Militia link to Britons' kidnapping

Updated 21.34 Wed May 30 2007

Shia cleric Moqtada al-Sadr's Mehdi Army militia may be behind the abduction of five Britons from a government building in Baghdad.

Iraq's foreign minister Hoshiyar Zebari said the kidnappings could be in retaliation for the killing of the militia's top commander by British-backed Iraqi special forces in the southern city of Basra last week.

"We will do everything we possibly can to help" - Tony Blair

US and Iraqi troops have raided Baghdad neighbourhoods, including the Mehdi Army stronghold of Sadr City, in a hunt for the Britons.

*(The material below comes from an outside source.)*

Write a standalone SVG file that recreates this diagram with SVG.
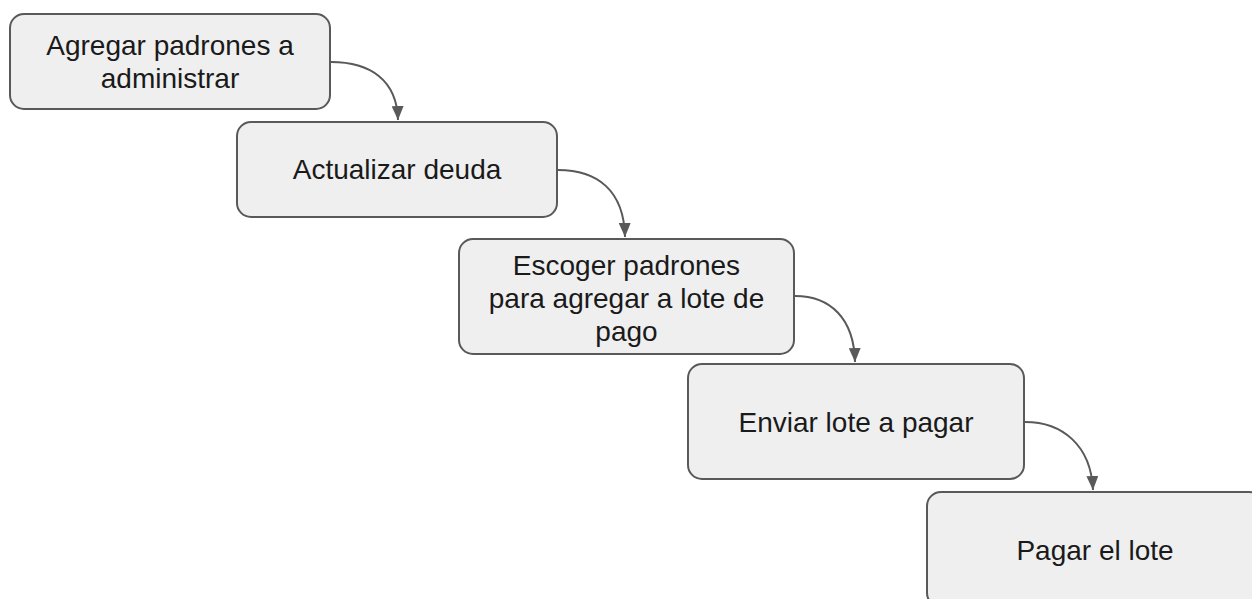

They were kidnapped in an audacious daylight raid by dozens of gunmen, police and witnesses said.

The five were at a meeting in Iraq's Finance Ministry building when around 40 men dressed as police commandos sealed off the street and forced their way inside.

Four of the kidnapped men are private security guards and the fifth is the financial expert they were employed to protect. It is not known where the men are being held, and so far there have been no demands for their release.

Mr Zebari said: "It may be the Mehdi Army because the location of the (kidnapping) is in their theatre of operations.

"Their safety is our top priority ... I don't think they will finish them. They are using them for bargaining, but they have not contacted anybody yet."

Foreign Secretary Margaret Beckett said British officials are working with Iraqi authorities to find out how the Britons were abducted and to secure their swift release.

Interior ministry spokesman Brigadier-General Abdul-Kareem Khalaf dismissed suggestions that the kidnappers, who were dressed in police commando camouflage uniforms and driving official vehicles, were a renegade unit from his ministry.

Interior ministry forces are known to be heavily infiltrated by Shia militias, including the Mehdi Army, and have often been accused of kidnappings and sectarian murders.

But a top official in Sadr's political movement, Abdul Mahdi al-Mutiri, said the scale and organisation of the kidnappings was beyond the Mehdi Army's capabilities.

Prime Minister Tony Blair has promised to do everything he can to secure the release of five British men.